Woi, jangan lupa: gue relawan.
Gue
pikir nie orang aneh deh. Kan lantaran
dia ngga terlalu paham bagaimana analisa bakteri and kapang, makanya dia
manggil gue yang waktu itu cukup di kenal dari mulut ke mulut punya ‘jam
terbang’ lebih untuk urusan begituan.
Eh setelah gue terima ordernya, koq seolah-olah malah mau ngajarin
gue. Ngga mau denger saran gue. Lah,
kenapa manggil gue ? Kenapa ngga kerjain sendiri kalo loe rasa lebih jago dari
gue.
Anehnya,
dia diem dan berhenti ngatur gue waktu gue bilang
‘kawan, gue mau mbantuin loe, bukan kerja
buat loe, makanya gue ngga pernah pasang tarif.

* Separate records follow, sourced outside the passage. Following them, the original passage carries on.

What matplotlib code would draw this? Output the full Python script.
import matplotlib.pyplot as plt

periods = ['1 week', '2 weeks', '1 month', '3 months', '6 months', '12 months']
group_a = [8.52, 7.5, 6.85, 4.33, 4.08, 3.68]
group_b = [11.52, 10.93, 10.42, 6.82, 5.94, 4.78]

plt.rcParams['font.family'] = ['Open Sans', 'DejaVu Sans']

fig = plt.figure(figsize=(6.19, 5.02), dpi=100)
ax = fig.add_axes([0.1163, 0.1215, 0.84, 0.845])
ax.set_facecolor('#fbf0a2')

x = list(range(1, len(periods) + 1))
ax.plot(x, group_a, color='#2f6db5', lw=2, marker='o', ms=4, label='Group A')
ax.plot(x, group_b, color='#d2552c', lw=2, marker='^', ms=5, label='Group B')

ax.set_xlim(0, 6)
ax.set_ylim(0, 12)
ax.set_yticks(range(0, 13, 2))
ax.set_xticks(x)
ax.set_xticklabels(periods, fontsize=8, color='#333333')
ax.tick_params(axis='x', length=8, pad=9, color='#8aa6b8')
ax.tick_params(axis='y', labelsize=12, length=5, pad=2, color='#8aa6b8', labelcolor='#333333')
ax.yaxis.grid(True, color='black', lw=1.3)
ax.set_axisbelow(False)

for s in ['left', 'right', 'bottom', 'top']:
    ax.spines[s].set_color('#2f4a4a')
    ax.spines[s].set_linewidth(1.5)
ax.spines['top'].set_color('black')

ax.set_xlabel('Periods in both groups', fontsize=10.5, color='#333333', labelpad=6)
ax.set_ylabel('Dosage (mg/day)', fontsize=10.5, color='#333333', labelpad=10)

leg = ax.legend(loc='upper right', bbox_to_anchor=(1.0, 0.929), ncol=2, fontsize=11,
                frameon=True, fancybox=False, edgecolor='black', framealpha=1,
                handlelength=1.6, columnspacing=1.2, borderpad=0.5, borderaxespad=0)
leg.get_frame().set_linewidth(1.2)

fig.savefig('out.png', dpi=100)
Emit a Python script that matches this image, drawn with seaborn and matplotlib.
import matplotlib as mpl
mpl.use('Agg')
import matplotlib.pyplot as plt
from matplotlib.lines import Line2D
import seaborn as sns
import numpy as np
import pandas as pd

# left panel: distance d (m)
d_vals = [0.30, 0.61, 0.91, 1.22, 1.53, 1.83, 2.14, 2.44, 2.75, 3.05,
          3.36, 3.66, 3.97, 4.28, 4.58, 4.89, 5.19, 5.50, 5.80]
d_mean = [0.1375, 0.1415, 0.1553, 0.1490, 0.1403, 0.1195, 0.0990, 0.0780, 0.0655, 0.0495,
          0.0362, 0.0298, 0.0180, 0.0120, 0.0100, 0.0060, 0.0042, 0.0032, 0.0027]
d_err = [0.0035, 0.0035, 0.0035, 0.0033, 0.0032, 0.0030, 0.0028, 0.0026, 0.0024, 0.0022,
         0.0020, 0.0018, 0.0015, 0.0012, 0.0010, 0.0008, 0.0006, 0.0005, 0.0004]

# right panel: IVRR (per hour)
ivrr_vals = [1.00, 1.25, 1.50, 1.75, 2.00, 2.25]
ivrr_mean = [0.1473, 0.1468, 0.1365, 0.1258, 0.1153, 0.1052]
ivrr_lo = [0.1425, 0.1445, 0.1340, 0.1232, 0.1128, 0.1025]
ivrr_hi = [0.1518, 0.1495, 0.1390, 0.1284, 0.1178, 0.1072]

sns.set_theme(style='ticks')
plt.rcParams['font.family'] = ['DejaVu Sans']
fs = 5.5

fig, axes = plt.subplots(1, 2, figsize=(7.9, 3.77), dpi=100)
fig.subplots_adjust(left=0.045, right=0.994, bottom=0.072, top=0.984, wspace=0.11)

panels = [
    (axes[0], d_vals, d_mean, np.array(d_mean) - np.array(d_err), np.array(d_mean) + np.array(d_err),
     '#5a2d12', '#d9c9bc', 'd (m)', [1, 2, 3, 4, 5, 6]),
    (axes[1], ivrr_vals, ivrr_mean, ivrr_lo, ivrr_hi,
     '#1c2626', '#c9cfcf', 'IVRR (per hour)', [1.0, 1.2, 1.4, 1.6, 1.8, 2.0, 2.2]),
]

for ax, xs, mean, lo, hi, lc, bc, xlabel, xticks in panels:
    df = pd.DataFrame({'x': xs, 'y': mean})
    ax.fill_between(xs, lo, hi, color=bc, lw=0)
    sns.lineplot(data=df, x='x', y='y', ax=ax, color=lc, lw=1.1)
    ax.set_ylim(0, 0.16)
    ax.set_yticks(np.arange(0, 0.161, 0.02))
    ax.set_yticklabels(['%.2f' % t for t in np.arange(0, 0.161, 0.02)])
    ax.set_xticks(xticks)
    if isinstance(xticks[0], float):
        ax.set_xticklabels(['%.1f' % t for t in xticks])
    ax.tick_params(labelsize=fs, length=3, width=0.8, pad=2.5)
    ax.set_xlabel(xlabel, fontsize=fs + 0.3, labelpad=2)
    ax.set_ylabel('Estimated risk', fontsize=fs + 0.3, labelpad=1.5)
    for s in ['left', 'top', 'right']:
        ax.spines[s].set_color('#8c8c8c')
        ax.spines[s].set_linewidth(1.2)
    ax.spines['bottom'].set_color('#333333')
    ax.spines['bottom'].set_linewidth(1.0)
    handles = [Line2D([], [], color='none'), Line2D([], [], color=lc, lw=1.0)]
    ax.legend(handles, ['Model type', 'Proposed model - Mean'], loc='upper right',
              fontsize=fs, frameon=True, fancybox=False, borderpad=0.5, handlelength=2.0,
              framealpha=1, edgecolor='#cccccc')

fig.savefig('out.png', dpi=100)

Dan gue ngga minta apa-apa. Lagian,
kalo loe mau, gue bisa menghadirkan data buat kepentingan skripsi loe, tanpa melakukan
analisa laboratorium untuk bakteri dan kapang, cuma dengan mbaca rencana & metode
penelitian loe’
Belakangan
gue tau kalo alasannya keras kepala lantaran dana. Dari bisikan salah satu temennya, ternyata
dia nyodorin dana gede ke ortunya buat penelitian yang sebenarnya cuma sederhana. Dan supaya sisanya banyak, dia mau irit
seirit-iritnya. Oh, ternyata dia keras
kepala lantaran duit toh.
--------------ooo----------
Beberapa
taon setelah itu, ketika gue masuk bursa kerja, lagi-lagi gue ketemu sama
seseorang yang keras kepalanya level tinggi.

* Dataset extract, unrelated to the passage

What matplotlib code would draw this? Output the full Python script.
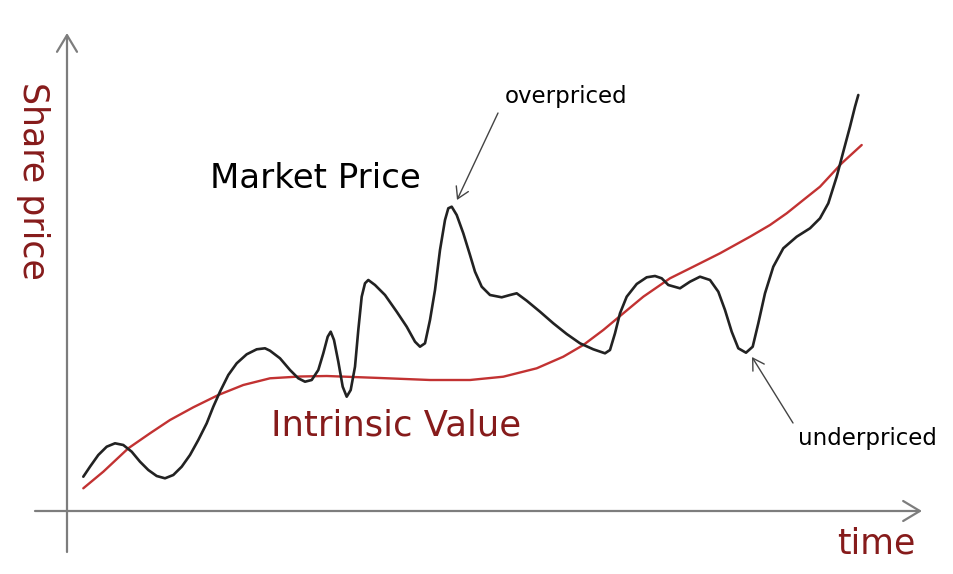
import matplotlib
matplotlib.use("Agg")
import matplotlib.pyplot as plt

# Market price (time, share price in chart units)
market_t = [1.63, 2.30, 3.13, 3.97, 4.80, 5.63, 6.47, 7.30, 8.13, 8.97, 9.80, 10.63, 11.47,
            12.30, 13.13, 13.97, 14.63, 15.30, 16.13, 16.97, 17.97, 18.97, 19.80, 20.30,
            21.30, 22.30, 23.13, 23.80, 24.47, 25.13, 25.63, 26.07, 26.37, 26.70, 27.13,
            27.57, 27.97, 28.37, 28.80, 29.13, 29.47, 29.80, 30.13, 30.80, 31.80, 32.97,
            33.97, 34.80, 35.30, 35.80, 36.30, 36.80, 37.30, 37.80, 38.13, 38.47, 38.97,
            39.63, 40.30, 40.80, 41.47, 42.30, 43.47, 44.30, 44.97, 45.97, 47.30, 48.63,
            49.97, 51.30, 52.63, 53.80, 54.30, 54.80, 55.30, 55.97, 56.97, 57.97, 58.80,
            59.47, 60.13, 61.30, 62.30, 63.30, 64.30, 65.13, 65.80, 66.47, 67.13, 67.90,
            68.57, 69.13, 69.80, 70.63, 71.63, 72.97, 74.30, 75.30, 76.13, 76.97, 77.63,
            78.30, 78.80, 79.13]
market_p = [3.43, 4.43, 5.60, 6.43, 6.77, 6.60, 5.93, 4.93, 4.10, 3.50, 3.27, 3.60, 4.43,
            5.60, 7.10, 8.77, 10.43, 11.93, 13.60, 14.77, 15.67, 16.17, 16.27, 16.03,
            15.27, 14.10, 13.27, 12.93, 13.10, 14.10, 15.77, 17.43, 17.93, 17.10, 14.93,
            12.43, 11.43, 12.10, 14.43, 18.10, 21.43, 22.77, 23.10, 22.60, 21.60, 19.93,
            18.43, 16.93, 16.43, 16.77, 19.10, 22.10, 26.10, 29.10, 30.27, 30.43, 29.60,
            27.77, 25.60, 23.93, 22.43, 21.60, 21.37, 21.60, 21.77, 21.03, 19.93, 18.77,
            17.70, 16.77, 16.17, 15.77, 16.10, 17.77, 19.77, 21.43, 22.70, 23.37, 23.50,
            23.27, 22.60, 22.27, 22.93, 23.43, 23.10, 21.93, 20.10, 17.93, 16.27, 15.83,
            16.43, 18.77, 21.77, 24.43, 26.27, 27.43, 28.27, 29.27, 30.77, 33.43, 35.93,
            38.43, 40.43, 41.60]

# Intrinsic value
value_t = [1.63, 3.63, 6.13, 8.30, 10.30, 12.63, 15.13, 17.63, 20.30, 23.30, 25.97, 31.30,
           36.30, 40.30, 43.63, 46.97, 49.63, 51.63, 53.63, 55.63, 57.63, 60.30, 62.63,
           65.30, 68.30, 70.30, 71.97, 73.63, 75.30, 77.47, 79.47]
value_p = [2.27, 3.93, 6.27, 7.77, 9.10, 10.37, 11.60, 12.60, 13.27, 13.45, 13.50, 13.30,
           13.10, 13.10, 13.43, 14.27, 15.43, 16.60, 18.10, 19.77, 21.43, 23.27, 24.43,
           25.77, 27.43, 28.60, 29.77, 31.10, 32.43, 34.77, 36.60]

# callouts: arrow tip on the curve, arrow tail, label centre
over_tip, over_tail, over_label = (39.0, 31.1), (43.1, 39.8), (49.9, 41.5)
under_tip, under_tail, under_label = (68.5, 15.4), (72.6, 8.8), (80.0, 7.3)

axis_grey = '#7d7d7d'
dark_red = '#861b1b'
line_red = '#c23232'

fig = plt.figure(figsize=(9.54, 5.74), dpi=100)
ax = fig.add_axes([0, 0, 1, 1])
ax.set_xlim(-6.7, 88.7)
ax.set_ylim(-6.3, 51.1)
ax.axis('off')

# axes drawn as open-headed arrows
axis_arrow = dict(arrowstyle='->,head_length=0.6,head_width=0.36', color=axis_grey,
                  lw=1.6, shrinkA=0, shrinkB=0, mutation_scale=20)
ax.annotate('', xy=(0, 47.8), xytext=(0, -4.1), arrowprops=axis_arrow)
ax.annotate('', xy=(85.5, 0), xytext=(-3.2, 0), arrowprops=axis_arrow)

ax.plot(value_t, value_p, color=line_red, lw=1.7, solid_joinstyle='round',
        solid_capstyle='round', zorder=2)
ax.plot(market_t, market_p, color='#222222', lw=1.9, solid_joinstyle='round',
        solid_capstyle='round', zorder=3)

ax.text(-3.4, 33.0, 'Share price', rotation=270, color=dark_red, fontsize=25,
        ha='center', va='center')
ax.text(80.9, -3.2, 'time', color=dark_red, fontsize=25, ha='center', va='center')
ax.text(24.8, 33.2, 'Market Price', color='black', fontsize=24.5, ha='center', va='center')
ax.text(32.9, 8.6, 'Intrinsic Value', color=dark_red, fontsize=25.5, ha='center', va='center')

note_arrow = dict(arrowstyle='->,head_length=0.5,head_width=0.3', color='#444444',
                  lw=1.0, shrinkA=0, shrinkB=0, mutation_scale=16)
ax.text(*over_label, 'overpriced', fontsize=16.5, ha='center', va='center')
ax.annotate('', xy=over_tip, xytext=over_tail, arrowprops=note_arrow)
ax.text(*under_label, 'underpriced', fontsize=16.5, ha='center', va='center')
ax.annotate('', xy=under_tip, xytext=under_tail, arrowprops=note_arrow)

fig.savefig('out.png', dpi=100)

Kata-katanya selalu benar, dan gak bisa di bantah. Hehehe,..maklum, atasan gue. Keras kepala karena posisi. Simplenya: gengsi (mungkin). Tapi tetep aja gue rasa yang beginian parah.
Belakangan
gue dikejutkan oleh fakta bahwa orang-orang
keras kepala yang pernah gue temuin, sialnya,…hehehe…..orang-orang hebat. 2 mahasiswa tingkat skripsi yang 20 taon lalu
nunjukin keras kepalanya ke gue, saat ini udah menduduki posisi penting di
pemerintahan.
Yang
jadi pertanyaan di hati gue: apakah untuk jadi orang hebat harus keras kepala,
ato karena ada ‘gen hebat’ di dirinya, makanya mereka keras kepala ? Ngga tau deh.
Ntar gue survey lagi. Tapi tetep
aja gue sebel banget sama orang-orang keras kepala. Kliatannya alergi banget sama sudut pandang,
ato pendapat orang. Kan kita semua
sepakat dari dulu bahwa ‘nobody is
perfect’
Coba
deh liat pohon bambu. Biarpun diterpa angin
hebat ke kiri-kanan, dia ngikut terus. Kliatan
rapuh, tapi kan yang tumbang karena angin
kenceng bukannya pohon bambu, malah pohon besar yang kuat dan kokoh.